_Exercise description_
Under this line sits a listing. Repeat exactly and only its lines from the one holding "Rebuild this chart" through the one holding "Flexibility in Franchisee"; skip pictures.

_Materials provided_
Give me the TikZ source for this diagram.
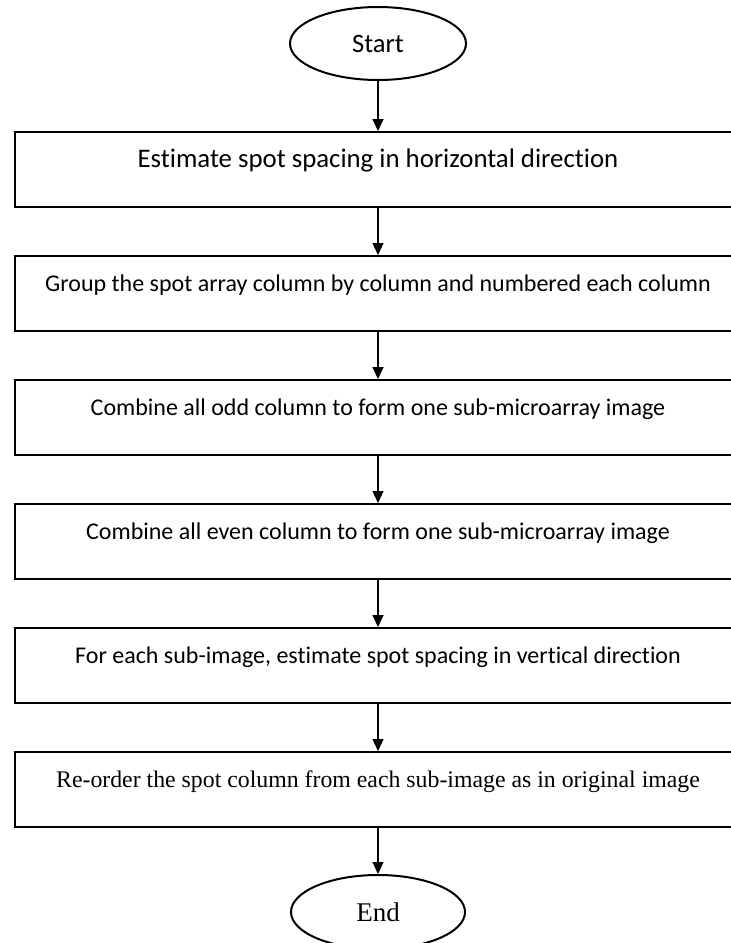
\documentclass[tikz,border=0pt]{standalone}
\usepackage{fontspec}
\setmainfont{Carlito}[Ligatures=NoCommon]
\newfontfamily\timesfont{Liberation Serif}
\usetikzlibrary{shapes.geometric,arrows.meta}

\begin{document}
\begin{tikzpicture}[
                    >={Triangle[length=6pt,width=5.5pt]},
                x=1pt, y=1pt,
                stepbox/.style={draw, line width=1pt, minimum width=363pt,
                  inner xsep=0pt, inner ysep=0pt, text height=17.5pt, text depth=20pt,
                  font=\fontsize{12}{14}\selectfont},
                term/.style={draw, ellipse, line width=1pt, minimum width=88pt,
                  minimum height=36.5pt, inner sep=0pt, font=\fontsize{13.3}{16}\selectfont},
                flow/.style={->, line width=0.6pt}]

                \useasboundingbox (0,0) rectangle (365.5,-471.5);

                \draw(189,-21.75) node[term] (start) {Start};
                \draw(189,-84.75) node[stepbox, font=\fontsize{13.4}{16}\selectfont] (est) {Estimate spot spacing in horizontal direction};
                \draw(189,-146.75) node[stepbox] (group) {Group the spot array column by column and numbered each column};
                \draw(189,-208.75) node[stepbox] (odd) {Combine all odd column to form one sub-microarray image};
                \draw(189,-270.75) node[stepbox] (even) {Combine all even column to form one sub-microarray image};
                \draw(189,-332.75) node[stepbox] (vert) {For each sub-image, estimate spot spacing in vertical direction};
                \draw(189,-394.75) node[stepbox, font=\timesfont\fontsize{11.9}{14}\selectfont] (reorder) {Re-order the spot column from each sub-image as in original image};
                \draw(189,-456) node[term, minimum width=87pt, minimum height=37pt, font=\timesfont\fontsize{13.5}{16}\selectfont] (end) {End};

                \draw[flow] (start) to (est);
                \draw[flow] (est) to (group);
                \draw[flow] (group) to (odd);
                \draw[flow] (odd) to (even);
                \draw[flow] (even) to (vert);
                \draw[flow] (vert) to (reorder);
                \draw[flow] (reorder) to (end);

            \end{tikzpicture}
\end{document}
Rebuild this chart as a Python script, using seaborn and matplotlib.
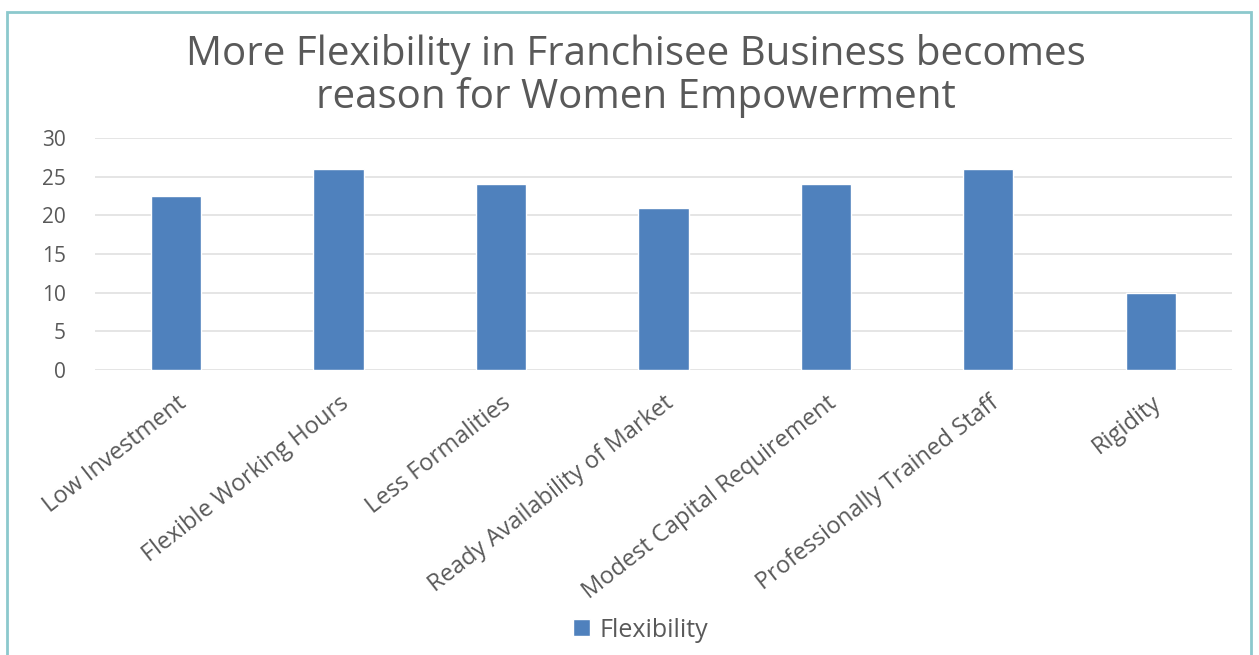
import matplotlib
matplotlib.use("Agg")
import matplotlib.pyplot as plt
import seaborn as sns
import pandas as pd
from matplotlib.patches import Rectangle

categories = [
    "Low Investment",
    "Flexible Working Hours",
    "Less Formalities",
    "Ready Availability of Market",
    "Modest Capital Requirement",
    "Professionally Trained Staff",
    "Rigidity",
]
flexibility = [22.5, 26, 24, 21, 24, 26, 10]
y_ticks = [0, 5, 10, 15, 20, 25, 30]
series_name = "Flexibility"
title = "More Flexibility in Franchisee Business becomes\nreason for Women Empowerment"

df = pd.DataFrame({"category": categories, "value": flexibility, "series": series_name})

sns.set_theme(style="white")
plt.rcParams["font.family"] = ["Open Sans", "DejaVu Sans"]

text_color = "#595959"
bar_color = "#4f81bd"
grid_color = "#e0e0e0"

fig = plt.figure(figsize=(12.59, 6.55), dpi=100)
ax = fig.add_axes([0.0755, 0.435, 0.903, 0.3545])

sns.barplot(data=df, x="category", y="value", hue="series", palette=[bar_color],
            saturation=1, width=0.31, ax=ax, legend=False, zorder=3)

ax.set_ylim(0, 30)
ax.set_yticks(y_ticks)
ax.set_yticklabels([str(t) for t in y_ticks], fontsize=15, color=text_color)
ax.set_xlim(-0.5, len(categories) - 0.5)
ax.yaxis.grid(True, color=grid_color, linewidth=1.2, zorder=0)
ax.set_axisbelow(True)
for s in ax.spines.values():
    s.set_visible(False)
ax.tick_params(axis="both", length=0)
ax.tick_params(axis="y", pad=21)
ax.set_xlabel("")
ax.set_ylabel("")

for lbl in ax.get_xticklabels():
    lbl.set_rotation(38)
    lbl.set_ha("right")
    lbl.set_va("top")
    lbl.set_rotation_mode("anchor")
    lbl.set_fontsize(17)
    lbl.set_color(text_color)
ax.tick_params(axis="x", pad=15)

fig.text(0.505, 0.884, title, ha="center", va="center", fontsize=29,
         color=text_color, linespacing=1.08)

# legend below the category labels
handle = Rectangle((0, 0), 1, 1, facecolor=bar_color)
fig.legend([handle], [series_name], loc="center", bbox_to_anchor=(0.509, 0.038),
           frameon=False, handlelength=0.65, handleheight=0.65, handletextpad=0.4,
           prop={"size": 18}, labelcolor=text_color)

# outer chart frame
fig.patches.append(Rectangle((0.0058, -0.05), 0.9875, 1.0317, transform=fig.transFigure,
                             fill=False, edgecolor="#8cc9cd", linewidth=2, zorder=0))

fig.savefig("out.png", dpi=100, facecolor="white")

_The answer_
Rebuild this chart as a Python script, using seaborn and matplotlib.
import matplotlib
matplotlib.use("Agg")
import matplotlib.pyplot as plt
import seaborn as sns
import pandas as pd
from matplotlib.patches import Rectangle

categories = [
    "Low Investment",
    "Flexible Working Hours",
    "Less Formalities",
    "Ready Availability of Market",
    "Modest Capital Requirement",
    "Professionally Trained Staff",
    "Rigidity",
]
flexibility = [22.5, 26, 24, 21, 24, 26, 10]
y_ticks = [0, 5, 10, 15, 20, 25, 30]
series_name = "Flexibility"
title = "More Flexibility in Franchisee Business becomes\nreason for Women Empowerment"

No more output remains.